EXERCISE DESCRIPTION :: Return, exactly as written, the lines that start at the one holding "What matplotlib code" and end at the one holding "plt.rcParams['font.family'] = ['Lato', 'DejaVu", with both of those lines kept. Skip any pictures.

TASK DATA ::
※

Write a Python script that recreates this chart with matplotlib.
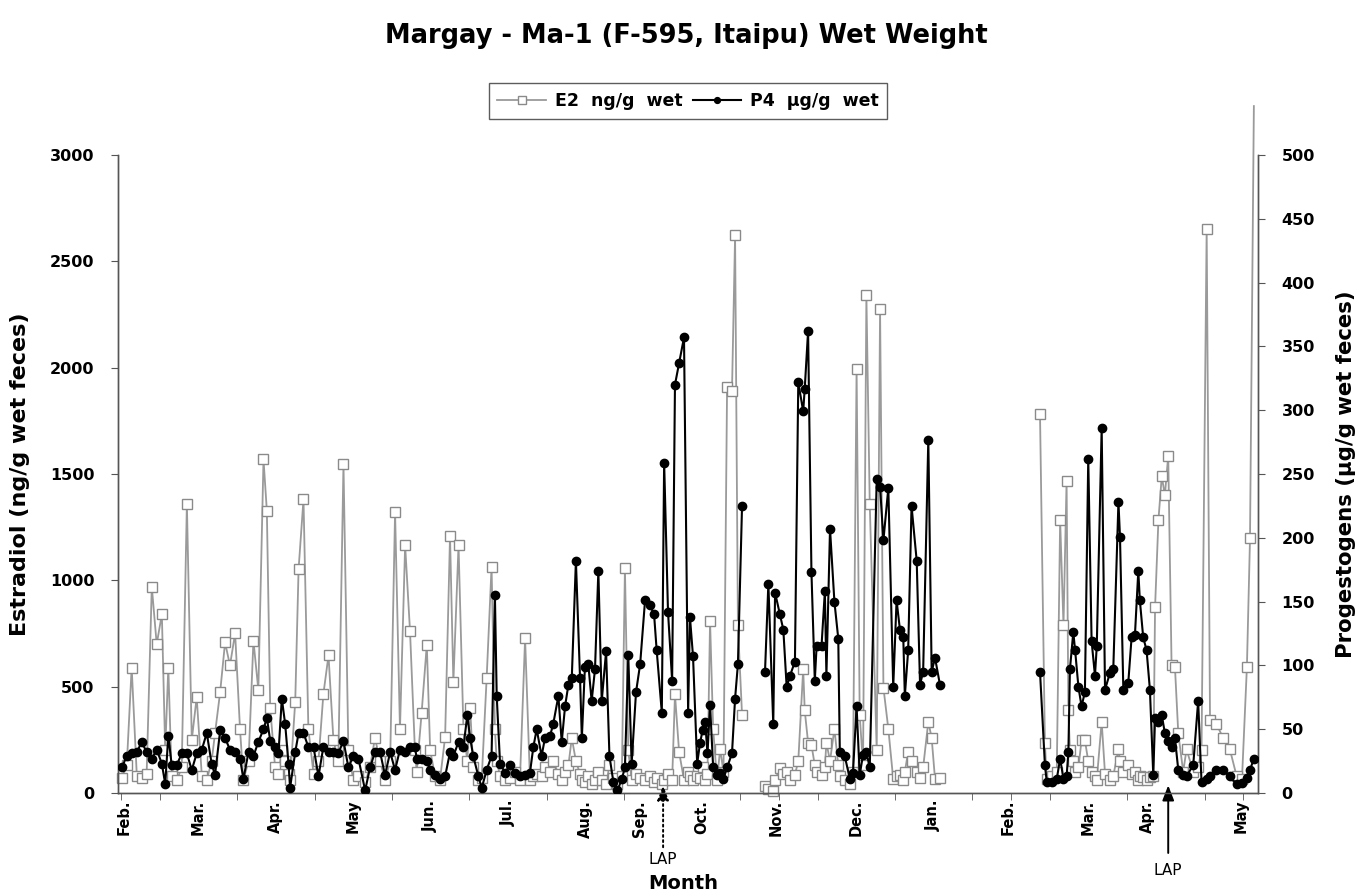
import numpy as np
import matplotlib
matplotlib.use("Agg")
import matplotlib.pyplot as plt

plt.rcParams["font.family"] = ["DejaVu Sans"]

# Sampling day (counted from 1 Feb of the first year); None = break in sampling
days = [
    0.3, 2.2, 4.1, 6.1, 8.0, 9.9, 11.9, 13.8, 15.8, 17.1,
    18.3, 19.6, 21.6, 23.5, 25.5, 27.4, 29.3, 31.3, 33.2, 35.1,
    36.4, 38.4, 40.3, 42.2, 44.2, 46.1, 47.4, 49.4, 51.3, 53.2,
    55.2, 56.5, 57.8, 59.7, 61.0, 62.3, 63.6, 64.9, 65.5, 67.5,
    68.8, 70.7, 72.6, 74.6, 76.5, 78.4, 80.4, 82.3, 84.2, 86.2,
    88.1, 90.0, 92.0, 94.6, 96.5, 98.4,
    100.4, 102.3, 104.3, 106.2, 108.1, 110.1, 112.0, 113.9, 114.6, 116.5,
    118.5, 119.8, 121.7, 123.6, 125.6, 127.5, 128.8, 130.8, 132.7, 134.2,
    135.3, 136.5, 138.5, 139.8, 141.7, 143.6, 144.9, 145.6, 146.9, 148.8,
    150.8, 152.7, 154.6, 156.6, 158.5, 159.8, 161.1, 163.0, 164.3, 166.3,
    167.5, 169.5, 170.8, 172.1, 173.4, 174.7, 176.3, 177.9, 178.6, 179.8,
    181.1, 182.4, 183.7, 185.0, 186.3, 188.0, 189.3, 190.8, 192.4, 194.1,
    195.3, 196.6, 197.9, 199.6, 201.2, 203.1, 205.0, 206.6, 207.6, 209.6,
    210.5,
    212.0, 213.6, 214.7, 216.3, 218.2, 219.8, 220.5, 221.7, 223.3, 224.4,
    225.4, 226.4, 227.3, 228.3, 229.5, 231.0, 232.2, 233.5, 234.9, 236.8,
    238.0, 239.1, 240.7,
    None,
    249.6, 250.9, 252.8, 253.5, 255.4, 256.7, 258.0, 259.3, 261.2, 262.5,
    264.4, 265.0, 266.3, 267.6, 268.9, 269.6, 271.5, 272.8, 273.4, 274.8,
    276.5, 278.0, 278.6, 280.5, 282.5, 283.7, 285.1, 286.3, 287.6, 288.9,
    290.2, 292.9, 294.2, 295.5, 297.4, 299.3, 300.6, 301.9, 303.2, 303.8,
    305.1, 306.4, 308.4, 309.7, 310.9, 312.9, 314.2, 315.5, 317.4,
    None,
    356.2, 358.1, 358.8, 360.7, 362.7, 364.0, 365.3, 366.5, 367.2, 367.8,
    369.1, 369.8, 371.1, 372.3, 373.6, 374.9, 376.2, 377.5, 378.2, 380.1,
    381.4, 383.3, 384.6, 386.6, 387.2, 388.5, 390.4, 391.7, 393.0, 394.3,
    394.9, 396.2, 397.5, 398.8, 400.1, 400.8, 402.1, 403.4, 404.6, 405.9,
    407.2, 408.5, 409.8, 411.7, 413.0, 415.6, 417.5, 418.8, 420.8, 422.1,
    424.6, 427.2, 429.8, 432.4, 434.5, 436.4, 437.6, 439.1,
]

# Estradiol, ng/g wet feces
e2 = [
    70, 130, 590, 80, 70, 90, 970, 700, 840, 200,
    590, 80, 60, 120, 1360, 250, 450, 80, 60, 150,
    280, 475, 708, 600, 751, 300, 60, 150, 716, 485,
    1569, 1327, 400, 120, 90, 200, 150, 90, 60, 430,
    1053, 1381, 300, 90, 150, 464, 647, 250, 150, 1547,
    200, 60, 80, 50, 120, 259,
    150, 60, 150, 1321, 300, 1165, 760, 200, 100, 378,
    697, 200, 80, 60, 263, 1208, 522, 1165, 300, 150,
    399, 120, 60, 70, 540, 1062, 300, 150, 80, 60,
    70, 100, 60, 727, 60, 80, 90, 80, 120, 100,
    150, 90, 60, 100, 130, 259, 150, 90, 60, 50,
    80, 40, 60, 100, 60, 40, 130, 70, 40, 80,
    1057, 200, 60, 90, 70, 60, 80, 50, 70, 40,
    60,
    90, 60, 464, 193, 61, 100, 80, 60, 80, 70,
    120, 60, 90, 809, 300, 60, 205, 100, 1909, 1888,
    2622, 790, 367,
    None,
    32, 20, 11, 60, 119, 90, 97, 60, 86, 150,
    583, 388, 237, 227, 130, 100, 86, 120, 237, 150,
    302, 130, 80, 60, 40, 100, 1996, 367, 130, 2341,
    1360, 200, 2277, 496, 302, 65, 80, 86, 60, 100,
    194, 150, 97, 70, 120, 335, 259, 65, 70,
    None,
    1780, 237, 65, 80, 100, 1284, 788, 1467, 388, 200,
    150, 100, 120, 248, 248, 150, 100, 80, 60, 335,
    90, 60, 80, 205, 151, 100, 130, 90, 97, 60,
    80, 76, 60, 76, 80, 874, 1284, 1489, 1400, 1586,
    600, 593, 280, 100, 205, 100, 120, 200, 2654, 345,
    324, 259, 205, 80, 68, 593, 1197, 3230,
]

# Progestogens, ug/g wet feces
p4 = [
    20, 29, 31, 32, 40, 32, 27, 34, 23, 7,
    45, 22, 22, 31, 31, 18, 31, 34, 47, 23,
    14, 49, 43, 34, 32, 27, 11, 32, 29, 40,
    50, 59, 41, 36, 31, 74, 54, 23, 4, 32,
    47, 47, 36, 36, 13, 36, 32, 32, 31, 41,
    20, 29, 27, 2, 20, 32,
    32, 14, 32, 18, 34, 32, 36, 36, 27, 27,
    25, 18, 14, 11, 13, 32, 29, 40, 36, 61,
    43, 29, 13, 4, 18, 29, 155, 76, 23, 16,
    22, 16, 13, 14, 16, 36, 50, 29, 43, 45,
    54, 76, 40, 68, 85, 90, 182, 90, 43, 99,
    101, 72, 97, 174, 72, 111, 29, 9, 2, 11,
    20, 108, 23, 79, 101, 151, 147, 140, 112, 63,
    259,
    142, 88, 320, 337, 357, 63, 138, 107, 23, 39,
    49, 56, 31, 69, 20, 14, 16, 11, 20, 31,
    74, 101, 225,
    None,
    95, 164, 54, 157, 140, 128, 83, 92, 103, 322,
    299, 317, 362, 173, 88, 115, 115, 158, 92, 207,
    150, 121, 32, 29, 11, 16, 68, 14, 30, 32,
    20, 246, 240, 198, 239, 83, 151, 128, 122, 76,
    112, 225, 182, 85, 95, 277, 95, 106, 85,
    None,
    95, 22, 9, 9, 11, 27, 11, 13, 32, 97,
    126, 112, 83, 68, 79, 262, 119, 92, 115, 286,
    81, 94, 97, 228, 201, 81, 86, 122, 124, 174,
    151, 122, 112, 81, 14, 59, 56, 61, 47, 41,
    36, 43, 18, 14, 13, 22, 72, 9, 11, 13,
    18, 18, 13, 7, 8, 12, 18, 27,
]

month_labels = ["Feb.", "Mar.", "Apr.", "May", "Jun.", "Jul.", "Aug.", "Sep.",
                "Oct.", "Nov.", "Dec.", "Jan.", "Feb.", "Mar.", "Apr.", "May"]
month_pos = [1, 30, 60, 90, 120, 150, 180, 201, 225, 254, 285, 315, 344, 375, 398, 434]
lap_days = [210.1, 405.9]

x = np.array(days, dtype=float)
y_e2 = np.array(e2, dtype=float)
y_p4 = np.array(p4, dtype=float)

fig = plt.figure(figsize=(13.62, 8.96), dpi=100)
ax = fig.add_axes([118 / 1362, 1 - 793 / 896, 1140 / 1362, 638 / 896])
ax2 = ax.twinx()

E2_GREY = "#9a9a9a"
l1, = ax.plot(x, y_e2, color=E2_GREY, lw=1.3, marker="s", ms=7.5, mfc="white",
              mec="#8a8a8a", mew=1.0, markevery=list(np.where(~(y_e2 > 3000))[0]),
              clip_on=False, zorder=2, label="E2  ng/g  wet")
l2, = ax2.plot(x, y_p4, color="black", lw=1.5, marker="o", ms=6, mfc="black",
               mec="black", zorder=3, label="P4  \u03bcg/g  wet")

ax.set_xlim(-1.2, 440.7)
ax.set_ylim(0, 3000)
ax2.set_ylim(0, 500)

ax.set_yticks(range(0, 3001, 500))
ax2.set_yticks(range(0, 501, 50))
ax.set_xticks(month_pos, month_labels, rotation=90, fontsize=10.5, fontweight="bold")
ax.set_xticks(np.arange(0, 436, 15), minor=True)
ax.tick_params(axis="x", which="major", length=0, pad=5)
ax.tick_params(axis="x", which="minor", length=5, direction="out", color="#555555")
ax.tick_params(axis="y", length=5, pad=12, labelsize=11.5, color="#555555")
ax2.tick_params(axis="y", length=5, pad=12, labelsize=11.5, color="#555555")
for lab in ax.get_yticklabels() + ax2.get_yticklabels():
    lab.set_fontweight("bold")

for a in (ax, ax2):
    a.spines["top"].set_visible(False)
    for s in ("left", "right", "bottom"):
        a.spines[s].set_color("#555555")
        a.spines[s].set_linewidth(1.0)

ax.set_ylabel("Estradiol (ng/g wet feces)", fontsize=16, fontweight="bold")
ax.yaxis.set_label_coords(-0.077, 0.5)
ax2.set_ylabel("Progestogens (\u03bcg/g wet feces)", fontsize=15.3, fontweight="bold")
ax2.yaxis.set_label_coords(1.068, 0.5)
ax.set_xlabel("Month", fontsize=14, fontweight="bold")
ax.xaxis.set_label_coords(0.4956, -0.127)

# LAP markers below the time axis
trans = ax.get_xaxis_transform()
lap_styles = [(":", -0.085, -0.105), ("-", -0.094, -0.121)]
for d, (ls, y0, ytxt) in zip(lap_days, lap_styles):
    ax.annotate("", xy=(d, 0.012), xytext=(d, y0), xycoords=trans, textcoords=trans,
                arrowprops=dict(arrowstyle="-|>,head_width=0.35,head_length=0.9",
                                color="black", lw=1.4, linestyle=ls, shrinkA=0, shrinkB=0),
                annotation_clip=False)
    ax.text(d, ytxt, "LAP", transform=trans, ha="center", va="center", fontsize=11)

fig.text(686 / 1362, 1 - 36 / 896, "Margay - Ma-1 (F-595, Itaipu) Wet Weight",
         ha="center", va="center", fontsize=18.5, fontweight="bold")

leg = fig.legend([l1, l2], [l1.get_label(), l2.get_label()], loc="center",
                 bbox_to_anchor=(688 / 1362, 1 - 101 / 896), ncol=2,
                 prop={"size": 12.5, "weight": "bold"},
                 frameon=True, fancybox=False, edgecolor="#333333", handlelength=2.8,
                 columnspacing=0.6, handletextpad=0.5, borderpad=0.5, markerscale=0.7)
leg.get_frame().set_linewidth(1.0)

fig.savefig("out.png", dpi=100)
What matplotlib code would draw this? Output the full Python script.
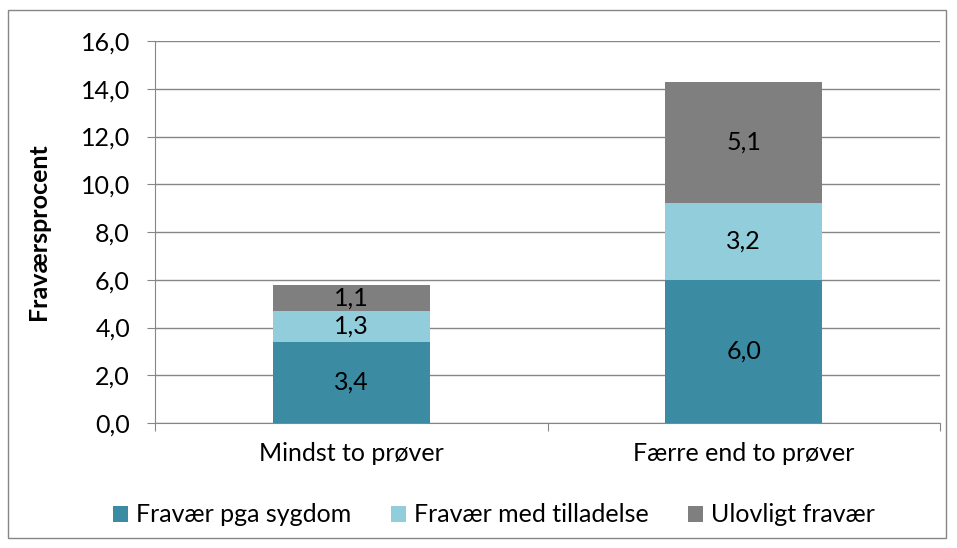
import matplotlib
matplotlib.use("Agg")
import matplotlib.pyplot as plt
from matplotlib.patches import Rectangle

plt.rcParams['font.family'] = ['Lato', 'DejaVu Sans']

categories = ["Mindst to prøver", "Færre end to prøver"]
series_names = ["Fravær pga sygdom", "Fravær med tilladelse", "Ulovligt fravær"]
sygdom = [3.4, 6.0]
tilladelse = [1.3, 3.2]
ulovligt = [1.1, 5.1]
yticks = [0, 2, 4, 6, 8, 10, 12, 14, 16]
colors = ["#3B8BA3", "#92CDDC", "#7F7F7F"]

FS = 18
W, H = 957, 548
fig = plt.figure(figsize=(W/100, H/100), dpi=100)
ax = fig.add_axes([155/W, 1-423/H, (940-155)/W, (423-41)/H])

x = [0, 1]
bottom = [0, 0]
for vals, col, name in zip([sygdom, tilladelse, ulovligt], colors, series_names):
    ax.bar(x, vals, width=0.4, bottom=bottom, color=col, label=name, zorder=3)
    for xi, b, v in zip(x, bottom, vals):
        ax.text(xi, b + v/2, f"{v:.1f}".replace(".", ","), ha="center", va="center",
                fontsize=FS, color="black", zorder=4)
    bottom = [b + v for b, v in zip(bottom, vals)]

ax.set_xlim(-0.5, 1.5)
ax.set_ylim(0, 16)
ax.set_yticks(yticks)
ax.set_yticklabels([f"{t:.1f}".replace(".", ",") for t in yticks], fontsize=FS)
ax.set_xticks([-0.5, 0.5, 1.5], minor=False)
ax.set_xticklabels(["", "", ""])
ax.set_xticks(x, minor=True)
ax.set_xticklabels(categories, minor=True, fontsize=FS)
ax.tick_params(axis="x", which="minor", length=0, pad=14)
ax.tick_params(axis="x", which="major", length=6, color="#868686", direction="out")
ax.tick_params(axis="y", length=6, color="#868686", direction="out", pad=12)
ax.grid(axis="y", color="#868686", linewidth=1, zorder=0)
for s in ["top", "right"]:
    ax.spines[s].set_visible(False)
ax.spines["left"].set_color("#868686")
ax.spines["bottom"].set_color("#868686")
ax.set_ylabel("Fraværsprocent", fontsize=FS, fontweight="bold", labelpad=22)

fig.legend(loc="center", bbox_to_anchor=(494/W, 1-515/H), ncol=3, frameon=False,
           fontsize=FS, handlelength=0.6, handleheight=0.6, handletextpad=0.3,
           columnspacing=1.6)

fig.patches.append(Rectangle((8/W, 1-538/H), (946-8)/W, (538-10)/H, transform=fig.transFigure,
                             fill=False, edgecolor="#868686", linewidth=1))

fig.savefig("out.png", dpi=100)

※

EXPECTED ANSWER ::
What matplotlib code would draw this? Output the full Python script.
import matplotlib
matplotlib.use("Agg")
import matplotlib.pyplot as plt
from matplotlib.patches import Rectangle

plt.rcParams['font.family'] = ['Lato', 'DejaVu Sans']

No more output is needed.